Watchmen is an incredible technical feat: bringing the comic book graphic novel to the screen as faithfully as this must have taken an incredible amount of labor.
But I don’t understand why Watchmen needed to be made into a movie. It really didn’t bring anything new to the experience. So, shrug. (Obviously it got made because somebody thought they could turn a profit, but there just doesn’t seem to be any artistic reason apart from the director showing off his Mad Skillz.)
There was a lot of Internet furor about the changed ending, and while I was a bit confused about why they changed the ending, the new ending isn’t bad, I guess, but it does seem arbitrary to change just that bit. Oh, well. Blue schlong.
Waltz With Bashir: This is one of the most powerful movies I’ve ever seen. A middle-aged Israeli filmmaker tries to sort out why he can’t remember his involvement in the Lebanon War of the early ’80s, and talks to his friends from the time and other people who were there in order to fill the gaps in his memory.
An animated movie, Waltz With Bashir uses its format profoundly effectively, focusing like a laser on the visual pieces that enhance the story.
And it is such a breathtakingly sad story. This is the kind of movie that stays with you for a long, long time.
Highly, highly recommended.
Defiance: Based on the powerful story of jews in Belorussia during WWII who, after seeing their families murdered by the Nazis, flee into a forest to hide and do their best to live with some human dignity in defiance of Nazi brutality.
And somehow, and I really wish I knew how, Hollywood manages to make it trite.
Which is pretty close to a crime in and of itself.
Defiance isn’t a horrible movie, but when you have the cojones to take on a story like that, you better bring your A-game, and the people involved in this movie most certainly did not. Even my new favorite Bond, Daniel Craig, pretty much phones it in. It’s almost like you can hear him think, “Hey, so I don’t have to take my shirt off in this one, right? Mmmmm … hamburger.”
I mean, really, you have Nazi crimes against the jews and humanity in general, add the uncaring misanthropy of the Soviet state, then add the cruelties of winter and starvation, and most of the movie still feels like it’s made for TV.
In a way it’s mindblowing. How do you manage to work with that kind of material and make it humdrum? And shouldn’t you find another line of work?
The filmmakers also decided to have the dialogue switch in and out of Russian every once in a while without any rhyme or reason I could discern. Thanks. If you hadn’t done that I probably wouldn’t remember the movie was set in Belorussia. Thanks also for having the actors deliver their lines with Russian accents that drift in and out.
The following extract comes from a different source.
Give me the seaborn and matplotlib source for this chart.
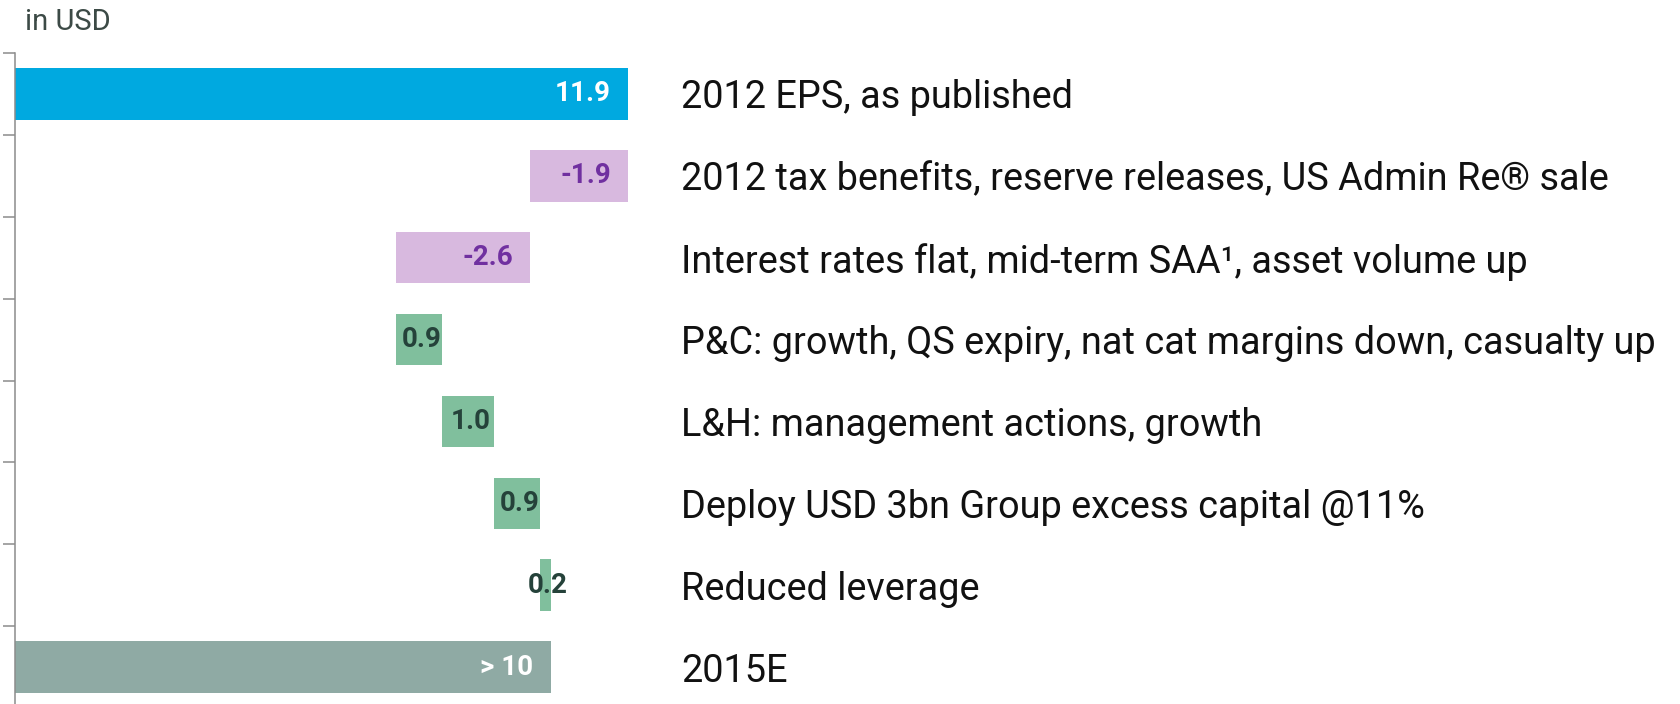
import numpy as np
import pandas as pd
import matplotlib
matplotlib.use("Agg")
import matplotlib.pyplot as plt
import seaborn as sns

categories = [
    "2012 EPS, as published",
    "2012 tax benefits, reserve releases, US Admin Re® sale",
    "Interest rates flat, mid-term SAA¹, asset volume up",
    "P&C: growth, QS expiry, nat cat margins down, casualty up",
    "L&H: management actions, growth",
    "Deploy USD 3bn Group excess capital @11%",
    "Reduced leverage",
    "2015E",
]
values = [11.9, -1.9, -2.6, 0.9, 1.0, 0.9, 0.2, 10.4]
kinds = ["total", "delta", "delta", "delta", "delta", "delta", "delta", "total"]
value_labels = ["11.9", "-1.9", "-2.6", "0.9", "1.0", "0.9", "0.2", "> 10"]
unit_label = "in USD"

colors = ["#00A9E0", "#D8B9DF", "#D8B9DF", "#80BF9D", "#80BF9D", "#80BF9D", "#80BF9D", "#8FAAA4"]
label_colors = ["#FFFFFF", "#7030A0", "#7030A0", "#25423A", "#25423A", "#25423A", "#25423A", "#FFFFFF"]

# waterfall geometry from data
lefts, widths = [], []
running = 0.0
for v, k in zip(values, kinds):
    if k == "total":
        lefts.append(0.0)
        widths.append(v)
        running = v
    else:
        end = running + v
        lefts.append(min(running, end))
        widths.append(abs(v))
        running = end

df = pd.DataFrame({"cat": categories, "width": widths})

sns.set_theme(style="white")
plt.rcParams["font.family"] = ["Roboto", "DejaVu Sans"]

fig = plt.figure(figsize=(16.8, 7.04), dpi=100)
ax = fig.add_axes([15 / 1680, -4 / 704, 12.2 * 51.5 / 1680, 655 / 704])

sns.barplot(data=df, x="width", y="cat", hue="cat", order=categories, hue_order=categories,
            palette=colors, orient="h", width=0.63, legend=False, ax=ax, saturation=1)

for cont, left in zip(ax.containers, lefts):
    for p in cont.patches:
        p.set_x(left)
        p.set_edgecolor("none")

ax.set_xlim(0, 12.2)
ax.set_ylim(7.5, -0.5)
ax.set_yticks(np.arange(-0.5, 7.0, 1.0))
ax.set_yticklabels([])
ax.set_xticks([])
ax.set_xlabel("")
ax.set_ylabel("")
for s in ["top", "right", "bottom"]:
    ax.spines[s].set_visible(False)
ax.spines["left"].set_color("#8C8C8C")
ax.spines["left"].set_linewidth(1.1)
ax.tick_params(axis="y", which="major", left=True, length=8.5, width=1.1, color="#8C8C8C", pad=0)

for i, (lab, k, v) in enumerate(zip(value_labels, kinds, values)):
    l, w = lefts[i], widths[i]
    if k == "total" or v < 0:
        ax.text(l + w - 0.33, i, lab, ha="right", va="center", fontsize=20,
                fontweight="bold", color=label_colors[i])
    else:
        ax.text(l + w / 2 + 0.05, i, lab, ha="center", va="center", fontsize=20,
                fontweight="bold", color=label_colors[i])

trans = matplotlib.transforms.blended_transform_factory(fig.transFigure, ax.transData)
for i, c in enumerate(categories):
    ax.text(681 / 1680, i, c, transform=trans, ha="left", va="center_baseline",
            fontsize=27.3, color="#111111", clip_on=False)

fig.text(25 / 1680, 1 - 30 / 704, unit_label, ha="left", va="baseline",
         fontsize=21, color="#3C4A46")

fig.savefig("out.png", dpi=100)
This also adds to the verisimilitude.
Man, now I’m pissed off. This story shouldn’t have been treated this way.
Gran Torino: This is what happens when you take a great screenplay, great actors, and a director with a keen interest in the human condition: You get a gem of a movie.
Eastwood is, of course, fantastic and intimidating as Walt Kowalski, curmudgeon of the year, who has managed to alienate his entire family and actually growls his misanthropy in a scene.
For some perverted reason, it feels refreshing to have Eastwood deliver every known racial epithet about asians, but do it in such an over-the-top curmudgeonly way it takes all the stings out of the words, rendering them nothing more than armor for a scared old man.
This is the kind of movie that stays with you. Highly recommended.